Freeze: Place cooled apples (without yogurt garnish) on a parchment-lined tray; freeze until solid, then transfer to a zip-top bag for up to 3 months. Thaw overnight in the fridge and reheat, covered, at 325 °F for 15 minutes.
Meal-prep: Core and stuff apples the morning of; cover tightly with plastic wrap and refrigerate. Pour hot water and bake as directed—add 5 extra minutes if starting cold.
Syrup revival: If the walnut caramel thickens too much, loosen with a splash of hot apple cider over low heat, whisking until glossy.
Frequently Asked Questions
Sweet Cinnamon-Spiced Baked Apples with Walnuts and Maple Syrup
Ingredients
Instructions
- Preheat & toast: Heat oven to 400 °F. Toast walnuts on a dry sheet pan 5 min; set aside.
- Prep apples: Core each apple, leaving base intact. Score skin around circumference. Arrange on parchment-lined pan.
- Make syrup: Whisk maple syrup, butter, vanilla, spices, zest, and salt. Fold in half the walnuts.
- Fill & pour: Spoon mixture into apples; scatter remaining walnuts around. Add hot water to pan.

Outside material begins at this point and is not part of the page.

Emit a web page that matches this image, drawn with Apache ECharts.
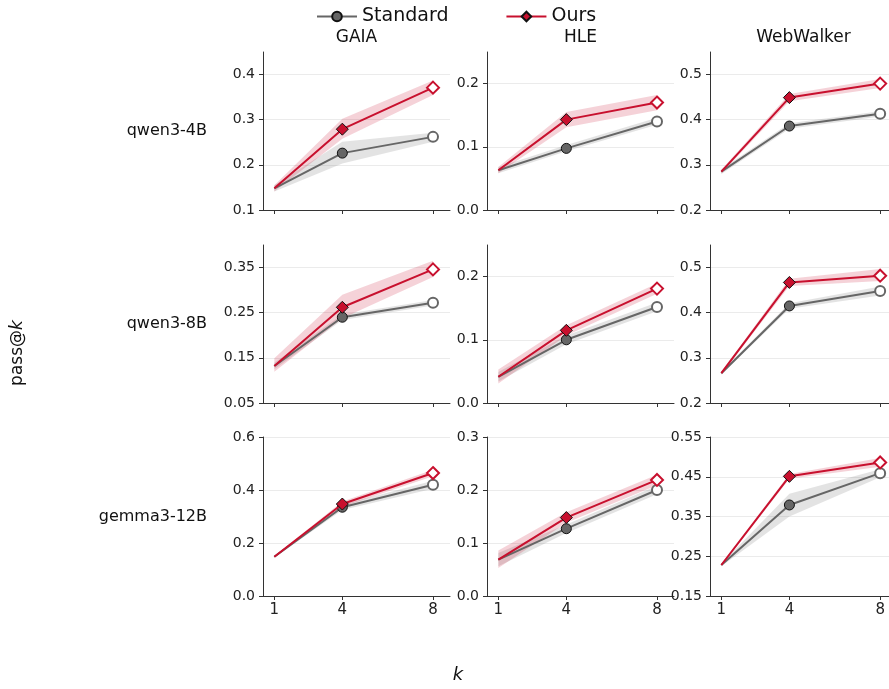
<!DOCTYPE html>
<html><head><meta charset="utf-8">
<script src="https://cdn.jsdelivr.net/npm/echarts@6/dist/echarts.min.js"></script>
<style>html,body{margin:0;padding:0;background:#fff}#c{width:889px;height:689px}</style>
</head><body><div id="c"></div>
<script>
// ---------- data ----------
const kValues = [1, 4, 8];
const benchmarks = ['GAIA', 'HLE', 'WebWalker'];
const models = ['qwen3-4B', 'qwen3-8B', 'gemma3-12B'];

// panel order: row (model) major, column (benchmark) minor
const stdMean = [
  [0.148, 0.226, 0.262], [0.063, 0.0975, 0.140], [0.285, 0.386, 0.413],
  [0.132, 0.240, 0.272], [0.0415, 0.100, 0.152], [0.266, 0.415, 0.448],
  [0.148, 0.335, 0.420], [0.0685, 0.127, 0.200], [0.228, 0.379, 0.459]
];
const stdLow = [
  [0.141, 0.203, 0.251], [0.058, 0.093, 0.135], [0.280, 0.380, 0.407],
  [0.125, 0.234, 0.266], [0.034, 0.093, 0.145], [0.263, 0.409, 0.438],
  [0.145, 0.325, 0.405], [0.056, 0.119, 0.192], [0.225, 0.350, 0.449]
];
const stdHigh = [
  [0.155, 0.251, 0.271], [0.068, 0.103, 0.146], [0.290, 0.392, 0.419],
  [0.139, 0.246, 0.278], [0.049, 0.107, 0.159], [0.269, 0.421, 0.458],
  [0.151, 0.345, 0.435], [0.081, 0.135, 0.208], [0.231, 0.407, 0.469]
];
const oursMean = [
  [0.148, 0.279, 0.371], [0.063, 0.143, 0.170], [0.285, 0.449, 0.480],
  [0.132, 0.262, 0.346], [0.0415, 0.115, 0.181], [0.266, 0.467, 0.482],
  [0.148, 0.347, 0.464], [0.0685, 0.148, 0.219], [0.228, 0.451, 0.486]
];
const oursLow = [
  [0.141, 0.258, 0.355], [0.058, 0.131, 0.158], [0.281, 0.441, 0.470],
  [0.119, 0.238, 0.329], [0.031, 0.107, 0.173], [0.263, 0.459, 0.470],
  [0.145, 0.337, 0.452], [0.053, 0.138, 0.209], [0.225, 0.445, 0.475]
];
const oursHigh = [
  [0.155, 0.302, 0.387], [0.068, 0.155, 0.182], [0.289, 0.457, 0.490],
  [0.149, 0.290, 0.365], [0.053, 0.123, 0.189], [0.269, 0.475, 0.497],
  [0.151, 0.357, 0.476], [0.086, 0.158, 0.229], [0.231, 0.457, 0.497]
];
const yMin = [0.1, 0, 0.2, 0.05, 0, 0.2, 0, 0, 0.15];
const yMax = [0.45, 0.25, 0.55, 0.40, 0.25, 0.55, 0.6, 0.3, 0.55];
const yTicks = [
  [0.1, 0.2, 0.3, 0.4], [0.0, 0.1, 0.2], [0.2, 0.3, 0.4, 0.5],
  [0.05, 0.15, 0.25, 0.35], [0.0, 0.1, 0.2], [0.2, 0.3, 0.4, 0.5],
  [0.0, 0.2, 0.4, 0.6], [0.0, 0.1, 0.2, 0.3], [0.15, 0.25, 0.35, 0.45, 0.55]
];

// ---------- layout / style ----------
const FONT = 'DejaVu Sans';
const colLeft = [263, 487, 710];
const colWidth = [187, 187, 179];
const colXMax = [8.75, 8.75, 8.39];
const rowTop = [52, 245, 437];
const rowHeight = [158, 158, 159];
const STD = '#666666';
const OURS = '#c8102e';
const AX = '#333333';

function decimals(ticks) {
  let d = 1;
  ticks.forEach(t => { const s = String(t); const p = s.indexOf('.'); if (p >= 0) d = Math.max(d, s.length - p - 1); });
  return d;
}

function bandSeries(i, lo, hi, color, z) {
  return {
    type: 'custom', xAxisIndex: i, yAxisIndex: i, z: z, silent: true,
    data: kValues.map((k, j) => [k, lo[j], hi[j]]),
    encode: { x: 0, y: [1, 2] },
    renderItem: function (params, api) {
      if (params.dataIndexInside !== 0) return null;
      const n = params.dataInsideLength;
      const top = [], bot = [];
      for (let j = 0; j < n; j++) {
        top.push(api.coord([api.value(0, j), api.value(2, j)]));
        bot.push(api.coord([api.value(0, j), api.value(1, j)]));
      }
      return { type: 'polygon', shape: { points: top.concat(bot.reverse()) }, style: { fill: color } };
    }
  };
}

function lineSeries(i, name, vals, color, symbol, size, z) {
  return {
    type: 'line', name: name, xAxisIndex: i, yAxisIndex: i, z: z,
    symbol: symbol, symbolSize: size, showSymbol: true, silent: true,
    lineStyle: { color: color, width: 2 },
    itemStyle: { color: color, borderColor: '#111', borderWidth: 1 },
    emphasis: { disabled: true },
    data: kValues.map((k, j) => {
      const item = { value: [k, vals[j]] };
      if (j === 0) item.symbol = 'none';
      if (j === kValues.length - 1) item.itemStyle = { color: '#ffffff', borderColor: color, borderWidth: 2 };
      return item;
    })
  };
}

const grid = [], xAxis = [], yAxis = [], series = [];
for (let r = 0; r < 3; r++) {
  for (let c = 0; c < 3; c++) {
    const i = r * 3 + c;
    grid.push({ left: colLeft[c], top: rowTop[r], width: colWidth[c], height: rowHeight[r], containLabel: false });
    xAxis.push({
      type: 'value', gridIndex: i, min: 0.5, max: colXMax[c],
      axisLine: { show: true, onZero: false, lineStyle: { color: AX, width: 1 } },
      axisTick: { show: true, length: 4, customValues: kValues, lineStyle: { color: AX, width: 1 } },
      axisLabel: { show: r === 2, customValues: kValues, fontSize: 15, color: '#222', margin: 7, fontFamily: FONT },
      splitLine: { show: false }
    });
    const dec = decimals(yTicks[i]);
    yAxis.push({
      type: 'value', gridIndex: i, min: yMin[i], max: yMax[i],
      axisLine: { show: true, onZero: false, lineStyle: { color: AX, width: 1 } },
      axisTick: { show: true, length: 4, customValues: yTicks[i], lineStyle: { color: AX, width: 1 } },
      axisLabel: { customValues: yTicks[i], formatter: v => Number(v).toFixed(dec), fontSize: 14, color: '#222', margin: 8, fontFamily: FONT },
      splitLine: { show: true, lineStyle: { color: '#ebebeb', width: 1 } }
    });
    series.push(bandSeries(i, stdLow[i], stdHigh[i], 'rgba(128,128,128,0.22)', 1));
    series.push(bandSeries(i, oursLow[i], oursHigh[i], 'rgba(200,16,46,0.19)', 2));
    series.push(lineSeries(i, 'Standard', stdMean[i], STD, 'circle', 10, 3));
    series.push(lineSeries(i, 'Ours', oursMean[i], OURS, 'diamond', 12, 4));
  }
}

const graphic = [];
benchmarks.forEach((b, c) => {
  graphic.push({ type: 'text', x: colLeft[c] + 187 / 2, y: 38,
    style: { text: b, fontSize: 17, fontFamily: FONT, fill: '#111', align: 'center', verticalAlign: 'middle', textAlign: 'center', textVerticalAlign: 'middle' } });
});
models.forEach((m, r) => {
  graphic.push({ type: 'text', x: 207, y: rowTop[r] + rowHeight[r] / 2,
    style: { text: m, fontSize: 16, fontFamily: FONT, fill: '#111', align: 'right', verticalAlign: 'middle', textAlign: 'right', textVerticalAlign: 'middle' } });
});
graphic.push({ type: 'text', x: 18, y: 353, rotation: Math.PI / 2,
  style: { text: '{a|pass@}{b|k}', fontSize: 17, fontFamily: FONT, fill: '#111', align: 'center', verticalAlign: 'middle', textAlign: 'center', textVerticalAlign: 'middle',
    rich: { a: { fontSize: 17, fontFamily: FONT, fill: '#111' }, b: { fontSize: 17, fontFamily: FONT, fontStyle: 'italic', fill: '#111' } } } });
graphic.push({ type: 'text', x: 458, y: 675,
  style: { text: 'k', fontSize: 18, fontStyle: 'italic', fontFamily: FONT, fill: '#111', align: 'center', verticalAlign: 'middle', textAlign: 'center', textVerticalAlign: 'middle' } });

const chart = echarts.init(document.getElementById('c'), null, { renderer: 'canvas' });
chart.setOption({
  animation: false,
  backgroundColor: '#ffffff',
  legend: {
    data: ['Standard', 'Ours'], left: 311, top: 2, itemWidth: 40, itemHeight: 12, itemGap: 57,
    textStyle: { fontSize: 19, fontFamily: FONT, color: '#111' }, selectedMode: false
  },
  grid: grid, xAxis: xAxis, yAxis: yAxis, series: series, graphic: graphic
});
</script>
</body></html>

- Bake: Cover loosely with foil. Bake 15 min, remove foil, reduce heat to 350 °F, bake 25–30 min more, basting twice.
- Rest & serve: Let stand 10 min. Spoon caramel over apples and enjoy warm or at room temperature.
Recipe Notes
Apples may be assembled up to 24 hours ahead; add hot water just before baking. Leftover syrup is incredible over pancakes or stirred into oatmeal.